President Arif Alvi has completed his five-year term, but is not going to vacate office. The reason is that his successor can’t be elected. It reflects the importance of the office that the Constitution makes elaborate arrangements for the election of the President. The new President is supposed to be elected between 30 and 60 days before the end of his tenure, so that when his tenure ends, a President-elect is ready to take the oath of office. Originally to be elected by Parliament, but since 1985 to be elected by Parliament and the four provincial assemblies, the Constitution made provision for a situation where the National Assembly had been dissolved, saying that the President shall remain in office until a successor is elected, and adding that the President would be elected 30 days after the election of the National Assembly. The bar to an election is the non-existence of the National Assembly, and one or more of the provincial assemblies being also dissolved does not seem to act as a bar to the election.

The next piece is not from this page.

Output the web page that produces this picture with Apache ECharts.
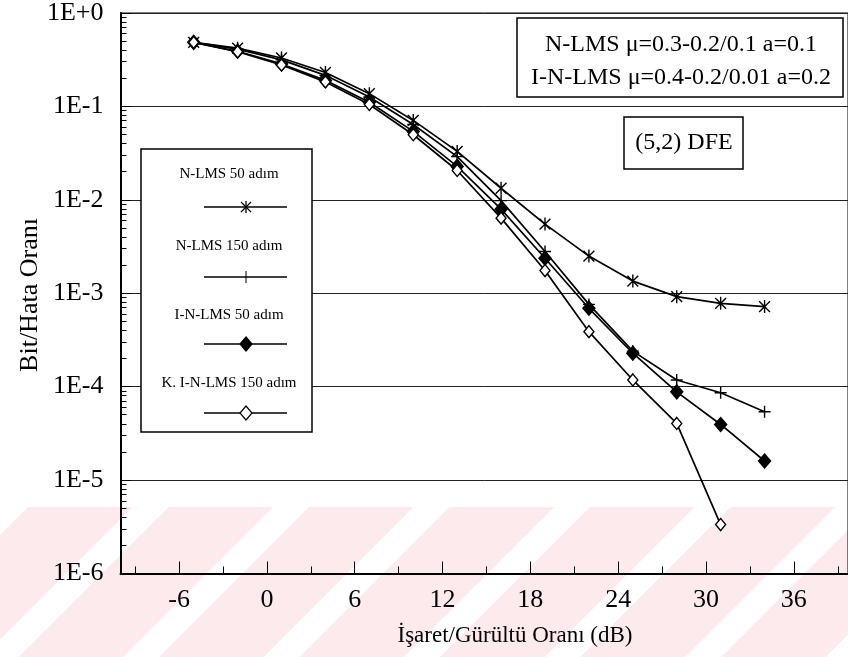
<!DOCTYPE html>
<html>
<head>
<meta charset="utf-8">
<script src="https://cdn.jsdelivr.net/npm/echarts@6/dist/echarts.min.js"></script>
<style>
html,body{margin:0;padding:0;background:#fff;}
#c{width:848px;height:657px;}
</style>
</head>
<body>
<div id="c"></div>
<script>
// ---- data ----
const snr = [-5, -2, 1, 4, 7, 10, 13, 16, 19, 22, 25, 28, 31, 34];
const nlms50 = [0.485, 0.42, 0.33, 0.231, 0.137, 0.0708, 0.033, 0.0133, 0.0055, 0.0025, 0.00135, 0.00092, 0.00078, 0.00072];
const nlms150 = [0.485, 0.41, 0.315, 0.215, 0.126, 0.064, 0.029, 0.0098, 0.0028, 0.00076, 0.00024, 0.000118, 0.000086, 0.0000538];
const inlms50 = [0.485, 0.389, 0.285, 0.19, 0.111, 0.054, 0.0228, 0.00795, 0.00237, 0.00069, 0.000228, 0.000088, 0.0000394, 0.000016];
const kinlms150 = [0.485, 0.385, 0.278, 0.183, 0.105, 0.0497, 0.0206, 0.00637, 0.00175, 0.000388, 0.000118, 0.0000404, 0.00000334];
const seriesNames = ['N-LMS 50 adım', 'N-LMS 150 adım', 'I-N-LMS 50 adım', 'K. I-N-LMS 150 adım'];
const xTicks = [-6, 0, 6, 12, 18, 24, 30, 36];
const xMinorTicks = [-9, -3, 3, 9, 15, 21, 27, 33, 39];
const yTickLabels = ['1E-6', '1E-5', '1E-4', '1E-3', '1E-2', '1E-1', '1E+0'];
const yMinorMult = [2, 3, 4, 5, 6, 7, 8, 9];
const xTitle = 'İşaret/Gürültü Oranı (dB)';
const yTitle = 'Bit/Hata Oranı';
const note1 = 'N-LMS μ=0.3-0.2/0.1 a=0.1';
const note2 = 'I-N-LMS μ=0.4-0.2/0.01 a=0.2';
const note3 = '(5,2) DFE';

const FONT = 'Liberation Serif';
const starPath = 'path://M-5,-5L5,5M-5,5L5,-5M0,-6L0,6';
const plusPath = 'path://M-6,0L6,0M0,-6L0,6';

function pairs(vals) { return vals.map((v, i) => [snr[i], v]); }

// log-space minor tick positions (for a helper value axis)
const yMinorLog = [];
for (let e = -6; e < 0; e++) {
  yMinorMult.forEach(m => yMinorLog.push(e + Math.log10(m)));
}

const chart = echarts.init(document.getElementById('c'), null, {renderer: 'canvas'});

// watermark stripes
const stripes = [];
for (let k = -6; k <= 2; k++) {
  const c0 = 572 + 140.5 * k, c1 = 572 + 140.5 * (k + 1);
  const a = c0 + 18, b = c1 - 18;
  stripes.push({
    type: 'polygon', z: -10, silent: true,
    shape: {points: [[a, 507], [b, 507], [b - 150, 657], [a - 150, 657]]},
    style: {fill: '#fdeaed'}
  });
}

function seg(x1, y1, x2, y2, w) {
  return {type: 'line', z: 102, shape: {x1: x1, y1: y1, x2: x2, y2: y2}, style: {stroke: '#000', lineWidth: w || 1.3}};
}

// legend (drawn box)
const legY = [[174, 207], [246, 277], [315, 344], [383, 413]];
const legendEls = [{
  type: 'rect', z: 100,
  shape: {x: 141, y: 149, width: 171, height: 283},
  style: {fill: '#fff', stroke: '#000', lineWidth: 1.5}
}];
legY.forEach((p, i) => {
  legendEls.push({
    type: 'text', z: 101, x: 229, y: p[0],
    style: {text: seriesNames[i], font: '15px "' + FONT + '"', fill: '#000', align: 'center', verticalAlign: 'middle'}
  });
  legendEls.push(seg(204, p[1], 287, p[1], 1.3));
  const mx = 246, my = p[1];
  if (i === 0) {
    legendEls.push(seg(mx - 5, my - 5, mx + 5, my + 5));
    legendEls.push(seg(mx - 5, my + 5, mx + 5, my - 5));
    legendEls.push(seg(mx, my - 6, mx, my + 6));
  } else if (i === 1) {
    legendEls.push(seg(mx, my - 6, mx, my + 6, 1));
  } else {
    legendEls.push({type: 'polygon', z: 102, shape: {points: [[mx, my - 7], [mx + 6, my], [mx, my + 7], [mx - 6, my]]}, style: {fill: i === 2 ? '#000' : '#fff', stroke: '#000', lineWidth: 1.2}});
  }
});

const noteEls = [
  {type: 'rect', z: 100, shape: {x: 517, y: 18, width: 326, height: 79}, style: {fill: '#fff', stroke: '#000', lineWidth: 1.5}},
  {type: 'text', z: 101, x: 681, y: 45, style: {text: note1, font: '24px "' + FONT + '"', fill: '#000', align: 'center', verticalAlign: 'middle'}},
  {type: 'text', z: 101, x: 681, y: 78, style: {text: note2, font: '24px "' + FONT + '"', fill: '#000', align: 'center', verticalAlign: 'middle'}},
  {type: 'rect', z: 100, shape: {x: 624, y: 117, width: 119, height: 52}, style: {fill: '#fff', stroke: '#000', lineWidth: 1.5}},
  {type: 'text', z: 101, x: 684, y: 143, style: {text: note3, font: '24px "' + FONT + '"', fill: '#000', align: 'center', verticalAlign: 'middle'}},
  {type: 'text', z: 101, x: 515, y: 636, style: {text: xTitle, font: '23px "' + FONT + '"', fill: '#000', align: 'center', verticalAlign: 'middle'}},
  {type: 'text', z: 101, x: 30, y: 295, rotation: Math.PI / 2, style: {text: yTitle, font: '26px "' + FONT + '"', fill: '#000', align: 'center', verticalAlign: 'middle'}}
];

function mkSeries(name, vals, symbol, size, fill) {
  return {
    name: name, type: 'line', xAxisIndex: 0, yAxisIndex: 0,
    data: pairs(vals),
    symbol: symbol, symbolSize: size, symbolKeepAspect: true,
    showAllSymbol: true,
    lineStyle: {color: '#000', width: 1.7},
    itemStyle: {color: fill, borderColor: '#000', borderWidth: 1.4},
    emphasis: {disabled: true},
    animation: false, z: 3
  };
}

const gridBox = {left: 120.5, right: 0, top: 12.8, bottom: 83.5};

const option = {
  backgroundColor: '#fff',
  animation: false,
  grid: [
    Object.assign({show: true, borderColor: '#000', borderWidth: 1, backgroundColor: 'transparent'}, gridBox),
    Object.assign({show: false}, gridBox)
  ],
  xAxis: [
    {
      type: 'value', min: -10, max: 39.7, gridIndex: 0, position: 'bottom',
      axisLine: {show: true, onZero: false, lineStyle: {color: '#000', width: 2}},
      axisTick: {show: true, inside: true, length: 12, customValues: xTicks, lineStyle: {color: '#000', width: 1}},
      axisLabel: {show: true, customValues: xTicks, margin: 14, fontSize: 26, fontFamily: FONT, color: '#000'},
      splitLine: {show: false}
    },
    {
      type: 'value', min: -10, max: 39.7, gridIndex: 1, position: 'bottom',
      axisLine: {show: false, onZero: false},
      axisTick: {show: true, inside: true, length: 7, customValues: xMinorTicks, lineStyle: {color: '#000', width: 1}},
      axisLabel: {show: false},
      splitLine: {show: false}
    }
  ],
  yAxis: [
    {
      type: 'log', logBase: 10, min: 1e-6, max: 1, interval: 1, gridIndex: 0, position: 'left',
      axisLine: {show: true, onZero: false, lineStyle: {color: '#000', width: 2}},
      axisTick: {show: true, inside: true, length: 10, lineStyle: {color: '#000'}},
      axisLabel: {
        show: true, margin: 17, fontSize: 26, fontFamily: FONT, color: '#000',
        formatter: function (v) {
          const e = Math.round(Math.log10(v));
          return yTickLabels[e + 6];
        }
      },
      splitLine: {show: true, lineStyle: {color: '#222', width: 1}}
    },
    {
      type: 'value', min: -6, max: 0, gridIndex: 1, position: 'left',
      axisLine: {show: false, onZero: false},
      axisTick: {show: true, inside: true, length: 6, customValues: yMinorLog, lineStyle: {color: '#000'}},
      axisLabel: {show: false},
      splitLine: {show: false}
    }
  ],
  graphic: {elements: stripes.concat(legendEls, noteEls)},
  series: [
    mkSeries(seriesNames[0], nlms50, starPath, 13, '#000'),
    mkSeries(seriesNames[1], nlms150, plusPath, 12, '#000'),
    mkSeries(seriesNames[2], inlms50, 'diamond', [12, 14], '#000'),
    mkSeries(seriesNames[3], kinlms150, 'diamond', [10, 12], '#fff')
  ]
};
chart.setOption(option);
</script>
</body>
</html>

However, all those assemblies are also dissolved, so the only component of the electoral college in existence is the Senate. The Senate itself is heading towards the retirement of half its members, which occurs in March, and which requires the provincial assemblies to be in existence at the time. The constitutional scheme is thus revealed as an interlocking sequence of elections, such that putting off one means that the whole edifice will collapse. Even the delay due to delimitations has knocked the constitutional timeframe out of kilter, with the elections to the National Assembly and all four provincial elections not being held within the 90 days stipulated.
President Alvi is the first elected President to go beyond his term since Fazal Elahi Chauhdry, whose term expired on 13 August 1978, but who continued a month extra till 16 September 1978, because a military coup had taken place a year before. President Alvi has hardly distinguished himself in office, particularly after his denials of assent to bills, sundry refusals to administer oath, after the removal of the Imran Khan government, showing that his primary loyalty has been to his party, of which he had been Secretary general until he was elected President. When elected, the end of his term was defined. However, now it is not, because the Election Commission of Pakistan said it would give the date for elections, but has still not done so, Until then, there is no knowing how long Dr Alvi will remain in office.